**PROMPT:**
Copy nothing but the text: reproduce each line of the listing exactly and leave the pictures out.

**MATERIAL:**
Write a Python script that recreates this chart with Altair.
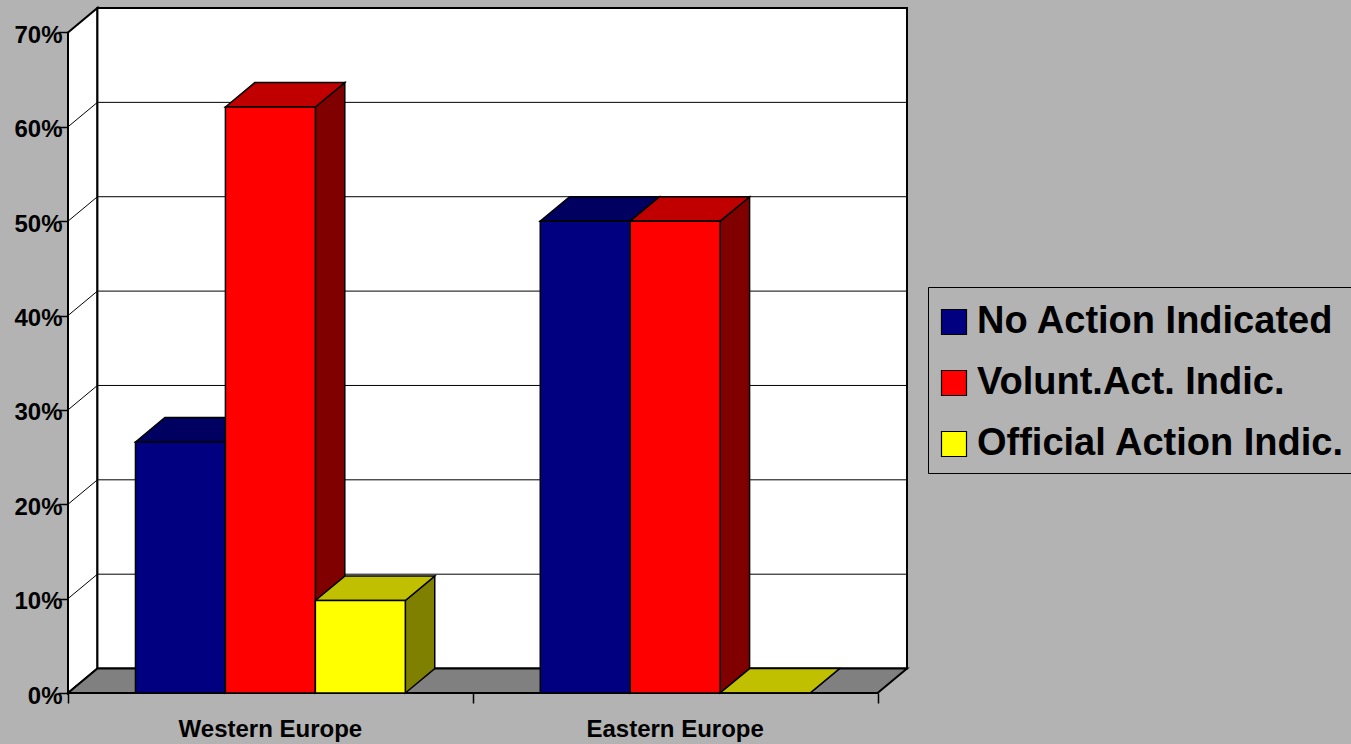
import altair as alt
import pandas as pd

# ---- chart values -------------------------------------------------------
regions = ["Western Europe", "Eastern Europe"]
series = ["No Action Indicated", "Volunt.Act. Indic.", "Official Action Indic."]
no_action = [26.6, 50.0]
voluntary = [62.1, 50.0]
official = [9.8, 0.0]
y_ticks = [0, 10, 20, 30, 40, 50, 60, 70]

front_colors = ["#000080", "#ff0000", "#ffff00"]
top_colors = ["#000060", "#c00000", "#c0c000"]
side_colors = ["#000040", "#800000", "#808000"]

FONT = "Liberation Sans"
BG = "#b3b3b3"

# 3-D box geometry, in data units
DX = 0.0727          # depth along x (category units)
DY = 2.59            # depth along y (percent units)
Y_MAX = 70
BAR_W = 1 / 4.5      # three bars + 150 % gap per category
GAP = 0.75 * BAR_W

values = [no_action, voluntary, official]

fronts, tops, sides = [], [], []
for gi, region in enumerate(regions):
    for si, name in enumerate(series):
        v = values[si][gi]
        x0 = gi + GAP + si * BAR_W
        x1 = x0 + BAR_W
        key = f"{gi}-{si}"
        fronts.append(dict(region=region, series=name, x0=x0, x1=x1, y0=0.0, y1=v))
        for x, y, y2 in [(x0, v, v), (x0 + DX, v + DY, v),
                         (x1, v + DY, v), (x1 + DX, v + DY, v + DY)]:
            tops.append(dict(key=key, fill=top_colors[si], x=x, y=y, y2=y2))
        for x, y, y2 in [(x1, v, 0.0), (x1 + DX, v + DY, DY)]:
            sides.append(dict(key=key, fill=side_colors[si], x=x, y=y, y2=y2))

fronts = pd.DataFrame(fronts)
tops = pd.DataFrame(tops)
sides = pd.DataFrame(sides)

xs = alt.Scale(domain=[0, len(regions) + DX], nice=False, zero=False)
ys = alt.Scale(domain=[0, Y_MAX + DY], nice=False, zero=False)

X_AX = alt.Axis(values=[0, 1, 2], labels=False, domain=False, grid=False,
                ticks=True, tickSize=10, tickColor="black", tickWidth=1.5,
                title=None)
Y_AX = alt.Axis(values=y_ticks, labelExpr="datum.value + '%'", domain=False,
                grid=False, ticks=True, tickSize=10, tickColor="black",
                tickWidth=1.5, labelFont=FONT, labelFontSize=24,
                labelFontWeight="bold", labelColor="black", labelPadding=-4,
                labelBaseline="alphabetic", labelOffset=10, title=None)


def X(field):
    return alt.X(field, type="quantitative", scale=xs, axis=X_AX)


def Y(field):
    return alt.Y(field, type="quantitative", scale=ys, axis=Y_AX, stack=None)


# ---- walls and floor ----------------------------------------------------
left_wall = pd.DataFrame({"x": [0, DX], "y": [Y_MAX, Y_MAX + DY], "y2": [0, DY]})
floor = pd.DataFrame({"x": [0, DX, len(regions), len(regions) + DX],
                      "y": [0, DY, DY, DY], "y2": [0, 0, 0, DY]})
back_wall = pd.DataFrame({"x": [DX], "x2": [len(regions) + DX],
                          "y": [DY], "y2": [Y_MAX + DY]})
grid_vals = y_ticks[1:-1]
back_grid = pd.DataFrame({"x": DX, "x2": len(regions) + DX,
                          "y": [v + DY for v in grid_vals]})
side_grid = pd.DataFrame({"x": 0.0, "x2": DX, "y": grid_vals,
                          "y2": [v + DY for v in grid_vals]})

left_wall_l = alt.Chart(left_wall).mark_area(
    fill="white", stroke="black", strokeWidth=2
).encode(x=X("x"), y=Y("y"), y2="y2")

back_wall_l = alt.Chart(back_wall).mark_rect(
    fill="white", stroke="black", strokeWidth=2
).encode(x=X("x"), x2="x2", y=Y("y"), y2="y2")

floor_l = alt.Chart(floor).mark_area(
    fill="#808080", stroke="black", strokeWidth=2
).encode(x=X("x"), y=Y("y"), y2="y2")

back_grid_l = alt.Chart(back_grid).mark_rule(color="black", strokeWidth=1).encode(
    x=X("x"), x2="x2", y=Y("y"))

side_grid_l = alt.Chart(side_grid).mark_rule(color="black", strokeWidth=1).encode(
    x=X("x"), x2="x2", y=Y("y"), y2="y2")

# ---- bars: side faces, then top faces, then front faces ------------------
sides_l = alt.Chart(sides).mark_area(stroke="black", strokeWidth=1.5).encode(
    x=X("x"), y=Y("y"), y2="y2", detail="key:N",
    fill=alt.Fill("fill:N", scale=None))

tops_l = alt.Chart(tops).mark_area(stroke="black", strokeWidth=1.5).encode(
    x=X("x"), y=Y("y"), y2="y2", detail="key:N",
    fill=alt.Fill("fill:N", scale=None))

fronts_l = alt.Chart(fronts).mark_rect(stroke="black", strokeWidth=1.5).encode(
    x=X("x0"), x2="x1", y=Y("y0"), y2="y1",
    color=alt.Color(
        "series:N",
        scale=alt.Scale(domain=series, range=front_colors),
        legend=alt.Legend(
            title=" ", titleFontSize=6, titlePadding=0,
            orient="none", legendX=860, legendY=279,
            direction="vertical", symbolType="square", symbolSize=625,
            symbolStrokeColor="black", symbolStrokeWidth=1.2,
            symbolOffset=-3,
            labelFont=FONT, labelFontSize=38, labelFontWeight="bold",
            labelColor="black", labelOffset=4, labelLimit=1000,
            rowPadding=23, padding=10, strokeColor="black", fillColor=BG,
        ),
    ),
)

# ---- category labels ----------------------------------------------------
cats = pd.DataFrame({"x": [i + 0.5 for i in range(len(regions))],
                     "y": 0.0, "region": regions})
cats_l = alt.Chart(cats).mark_text(
    dy=44, baseline="alphabetic", align="center", font=FONT, fontSize=24,
    fontWeight="bold", color="black"
).encode(x=X("x"), y=Y("y"), text="region:N")

chart = alt.layer(
    left_wall_l, back_wall_l, floor_l, back_grid_l, side_grid_l,
    sides_l, tops_l, fronts_l, cats_l,
).properties(
    width=839, height=685,
    padding={"left": 68, "top": 8, "right": 444, "bottom": 51},
    autosize=alt.AutoSizeParams(type="none"),
    background=BG,
).configure_view(stroke=None)

chart.save("out.html", embed_options={"renderer": "svg", "actions": False})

**ANSWER BELOW:**
Write a Python script that recreates this chart with Altair.
import altair as alt
import pandas as pd

# ---- chart values -------------------------------------------------------
regions = ["Western Europe", "Eastern Europe"]
series = ["No Action Indicated", "Volunt.Act. Indic.", "Official Action Indic."]
no_action = [26.6, 50.0]
voluntary = [62.1, 50.0]
official = [9.8, 0.0]
y_ticks = [0, 10, 20, 30, 40, 50, 60, 70]

front_colors = ["#000080", "#ff0000", "#ffff00"]
top_colors = ["#000060", "#c00000", "#c0c000"]
side_colors = ["#000040", "#800000", "#808000"]

FONT = "Liberation Sans"
BG = "#b3b3b3"

# 3-D box geometry, in data units
DX = 0.0727          # depth along x (category units)
DY = 2.59            # depth along y (percent units)
Y_MAX = 70
BAR_W = 1 / 4.5      # three bars + 150 % gap per category
GAP = 0.75 * BAR_W

values = [no_action, voluntary, official]

fronts, tops, sides = [], [], []
for gi, region in enumerate(regions):
    for si, name in enumerate(series):
        v = values[si][gi]
        x0 = gi + GAP + si * BAR_W
        x1 = x0 + BAR_W
        key = f"{gi}-{si}"
        fronts.append(dict(region=region, series=name, x0=x0, x1=x1, y0=0.0, y1=v))
        for x, y, y2 in [(x0, v, v), (x0 + DX, v + DY, v),
                         (x1, v + DY, v), (x1 + DX, v + DY, v + DY)]:
            tops.append(dict(key=key, fill=top_colors[si], x=x, y=y, y2=y2))
        for x, y, y2 in [(x1, v, 0.0), (x1 + DX, v + DY, DY)]:
            sides.append(dict(key=key, fill=side_colors[si], x=x, y=y, y2=y2))

fronts = pd.DataFrame(fronts)
tops = pd.DataFrame(tops)
sides = pd.DataFrame(sides)

xs = alt.Scale(domain=[0, len(regions) + DX], nice=False, zero=False)
ys = alt.Scale(domain=[0, Y_MAX + DY], nice=False, zero=False)

X_AX = alt.Axis(values=[0, 1, 2], labels=False, domain=False, grid=False,
                ticks=True, tickSize=10, tickColor="black", tickWidth=1.5,
                title=None)
Y_AX = alt.Axis(values=y_ticks, labelExpr="datum.value + '%'", domain=False,
                grid=False, ticks=True, tickSize=10, tickColor="black",
                tickWidth=1.5, labelFont=FONT, labelFontSize=24,
                labelFontWeight="bold", labelColor="black", labelPadding=-4,
                labelBaseline="alphabetic", labelOffset=10, title=None)


def X(field):
    return alt.X(field, type="quantitative", scale=xs, axis=X_AX)


def Y(field):
    return alt.Y(field, type="quantitative", scale=ys, axis=Y_AX, stack=None)


# ---- walls and floor ----------------------------------------------------
left_wall = pd.DataFrame({"x": [0, DX], "y": [Y_MAX, Y_MAX + DY], "y2": [0, DY]})
floor = pd.DataFrame({"x": [0, DX, len(regions), len(regions) + DX],
                      "y": [0, DY, DY, DY], "y2": [0, 0, 0, DY]})
back_wall = pd.DataFrame({"x": [DX], "x2": [len(regions) + DX],
                          "y": [DY], "y2": [Y_MAX + DY]})
grid_vals = y_ticks[1:-1]
back_grid = pd.DataFrame({"x": DX, "x2": len(regions) + DX,
                          "y": [v + DY for v in grid_vals]})
side_grid = pd.DataFrame({"x": 0.0, "x2": DX, "y": grid_vals,
                          "y2": [v + DY for v in grid_vals]})

left_wall_l = alt.Chart(left_wall).mark_area(
    fill="white", stroke="black", strokeWidth=2
).encode(x=X("x"), y=Y("y"), y2="y2")

back_wall_l = alt.Chart(back_wall).mark_rect(
    fill="white", stroke="black", strokeWidth=2
).encode(x=X("x"), x2="x2", y=Y("y"), y2="y2")

floor_l = alt.Chart(floor).mark_area(
    fill="#808080", stroke="black", strokeWidth=2
).encode(x=X("x"), y=Y("y"), y2="y2")

back_grid_l = alt.Chart(back_grid).mark_rule(color="black", strokeWidth=1).encode(
    x=X("x"), x2="x2", y=Y("y"))

side_grid_l = alt.Chart(side_grid).mark_rule(color="black", strokeWidth=1).encode(
    x=X("x"), x2="x2", y=Y("y"), y2="y2")

# ---- bars: side faces, then top faces, then front faces ------------------
sides_l = alt.Chart(sides).mark_area(stroke="black", strokeWidth=1.5).encode(
    x=X("x"), y=Y("y"), y2="y2", detail="key:N",
    fill=alt.Fill("fill:N", scale=None))

tops_l = alt.Chart(tops).mark_area(stroke="black", strokeWidth=1.5).encode(
    x=X("x"), y=Y("y"), y2="y2", detail="key:N",
    fill=alt.Fill("fill:N", scale=None))

fronts_l = alt.Chart(fronts).mark_rect(stroke="black", strokeWidth=1.5).encode(
    x=X("x0"), x2="x1", y=Y("y0"), y2="y1",
    color=alt.Color(
        "series:N",
        scale=alt.Scale(domain=series, range=front_colors),
        legend=alt.Legend(
            title=" ", titleFontSize=6, titlePadding=0,
            orient="none", legendX=860, legendY=279,
            direction="vertical", symbolType="square", symbolSize=625,
            symbolStrokeColor="black", symbolStrokeWidth=1.2,
            symbolOffset=-3,
            labelFont=FONT, labelFontSize=38, labelFontWeight="bold",
            labelColor="black", labelOffset=4, labelLimit=1000,
            rowPadding=23, padding=10, strokeColor="black", fillColor=BG,
        ),
    ),
)

# ---- category labels ----------------------------------------------------
cats = pd.DataFrame({"x": [i + 0.5 for i in range(len(regions))],
                     "y": 0.0, "region": regions})
cats_l = alt.Chart(cats).mark_text(
    dy=44, baseline="alphabetic", align="center", font=FONT, fontSize=24,
    fontWeight="bold", color="black"
).encode(x=X("x"), y=Y("y"), text="region:N")

chart = alt.layer(
    left_wall_l, back_wall_l, floor_l, back_grid_l, side_grid_l,
    sides_l, tops_l, fronts_l, cats_l,
).properties(
    width=839, height=685,
    padding={"left": 68, "top": 8, "right": 444, "bottom": 51},
    autosize=alt.AutoSizeParams(type="none"),
    background=BG,
).configure_view(stroke=None)

chart.save("out.html", embed_options={"renderer": "svg", "actions": False})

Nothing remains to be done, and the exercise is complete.